## MATERIAL SHOWN
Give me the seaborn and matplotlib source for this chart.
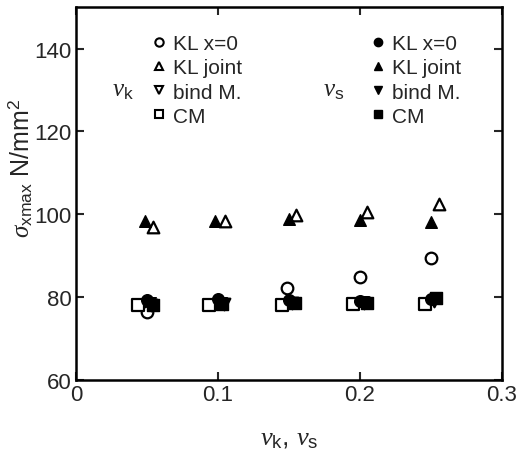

---

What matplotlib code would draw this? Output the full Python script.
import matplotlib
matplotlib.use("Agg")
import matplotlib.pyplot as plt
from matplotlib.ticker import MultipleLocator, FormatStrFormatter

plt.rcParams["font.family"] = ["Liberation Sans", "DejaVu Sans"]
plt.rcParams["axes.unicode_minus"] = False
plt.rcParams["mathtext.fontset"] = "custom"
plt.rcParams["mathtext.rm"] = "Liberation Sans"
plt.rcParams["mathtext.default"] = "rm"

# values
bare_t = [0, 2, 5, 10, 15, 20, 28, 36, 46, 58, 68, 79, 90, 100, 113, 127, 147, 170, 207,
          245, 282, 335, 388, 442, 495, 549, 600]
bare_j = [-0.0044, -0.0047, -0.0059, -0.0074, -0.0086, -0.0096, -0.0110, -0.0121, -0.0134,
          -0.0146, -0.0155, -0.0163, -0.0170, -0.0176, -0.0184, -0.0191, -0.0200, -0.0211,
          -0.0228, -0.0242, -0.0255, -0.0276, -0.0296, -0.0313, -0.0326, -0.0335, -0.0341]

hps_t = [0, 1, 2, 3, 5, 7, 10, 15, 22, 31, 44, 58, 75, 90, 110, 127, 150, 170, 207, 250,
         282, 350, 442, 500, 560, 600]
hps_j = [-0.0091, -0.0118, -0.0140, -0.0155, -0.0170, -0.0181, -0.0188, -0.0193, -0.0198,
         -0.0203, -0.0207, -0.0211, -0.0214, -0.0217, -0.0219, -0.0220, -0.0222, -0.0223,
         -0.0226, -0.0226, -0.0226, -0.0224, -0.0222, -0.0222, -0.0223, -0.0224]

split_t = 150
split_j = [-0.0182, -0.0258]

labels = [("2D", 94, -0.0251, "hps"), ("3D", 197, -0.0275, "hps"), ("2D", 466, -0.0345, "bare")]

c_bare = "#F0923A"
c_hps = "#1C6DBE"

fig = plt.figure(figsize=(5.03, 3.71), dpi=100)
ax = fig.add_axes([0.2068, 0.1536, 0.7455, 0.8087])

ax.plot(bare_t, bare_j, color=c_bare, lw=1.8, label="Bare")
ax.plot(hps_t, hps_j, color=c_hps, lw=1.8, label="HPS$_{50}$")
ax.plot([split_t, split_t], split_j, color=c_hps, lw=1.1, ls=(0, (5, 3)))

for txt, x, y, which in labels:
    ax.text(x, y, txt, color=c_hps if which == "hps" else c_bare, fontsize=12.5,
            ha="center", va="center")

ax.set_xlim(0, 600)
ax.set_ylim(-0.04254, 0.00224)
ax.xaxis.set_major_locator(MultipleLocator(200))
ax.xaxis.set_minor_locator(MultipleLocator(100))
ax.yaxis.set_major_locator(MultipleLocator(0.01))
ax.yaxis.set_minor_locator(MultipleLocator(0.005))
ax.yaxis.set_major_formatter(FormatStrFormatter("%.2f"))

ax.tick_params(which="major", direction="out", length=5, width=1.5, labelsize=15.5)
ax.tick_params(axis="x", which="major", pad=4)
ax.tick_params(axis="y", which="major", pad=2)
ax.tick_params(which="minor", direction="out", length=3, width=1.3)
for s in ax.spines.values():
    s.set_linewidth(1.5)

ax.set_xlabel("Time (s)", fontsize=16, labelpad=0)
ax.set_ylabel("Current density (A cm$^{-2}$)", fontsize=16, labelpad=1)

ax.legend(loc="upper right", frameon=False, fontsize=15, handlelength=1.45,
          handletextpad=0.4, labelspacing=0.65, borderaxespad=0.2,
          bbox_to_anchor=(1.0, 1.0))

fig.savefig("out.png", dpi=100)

## WHAT TO PRODUCE
Copy exactly, and only, the lines from the one containing "What matplotlib code" through the one containing "-0.0326, -0.0335, -0.0341]".

## WRITTEN ANSWER
What matplotlib code would draw this? Output the full Python script.
import matplotlib
matplotlib.use("Agg")
import matplotlib.pyplot as plt
from matplotlib.ticker import MultipleLocator, FormatStrFormatter

plt.rcParams["font.family"] = ["Liberation Sans", "DejaVu Sans"]
plt.rcParams["axes.unicode_minus"] = False
plt.rcParams["mathtext.fontset"] = "custom"
plt.rcParams["mathtext.rm"] = "Liberation Sans"
plt.rcParams["mathtext.default"] = "rm"

# values
bare_t = [0, 2, 5, 10, 15, 20, 28, 36, 46, 58, 68, 79, 90, 100, 113, 127, 147, 170, 207,
          245, 282, 335, 388, 442, 495, 549, 600]
bare_j = [-0.0044, -0.0047, -0.0059, -0.0074, -0.0086, -0.0096, -0.0110, -0.0121, -0.0134,
          -0.0146, -0.0155, -0.0163, -0.0170, -0.0176, -0.0184, -0.0191, -0.0200, -0.0211,
          -0.0228, -0.0242, -0.0255, -0.0276, -0.0296, -0.0313, -0.0326, -0.0335, -0.0341]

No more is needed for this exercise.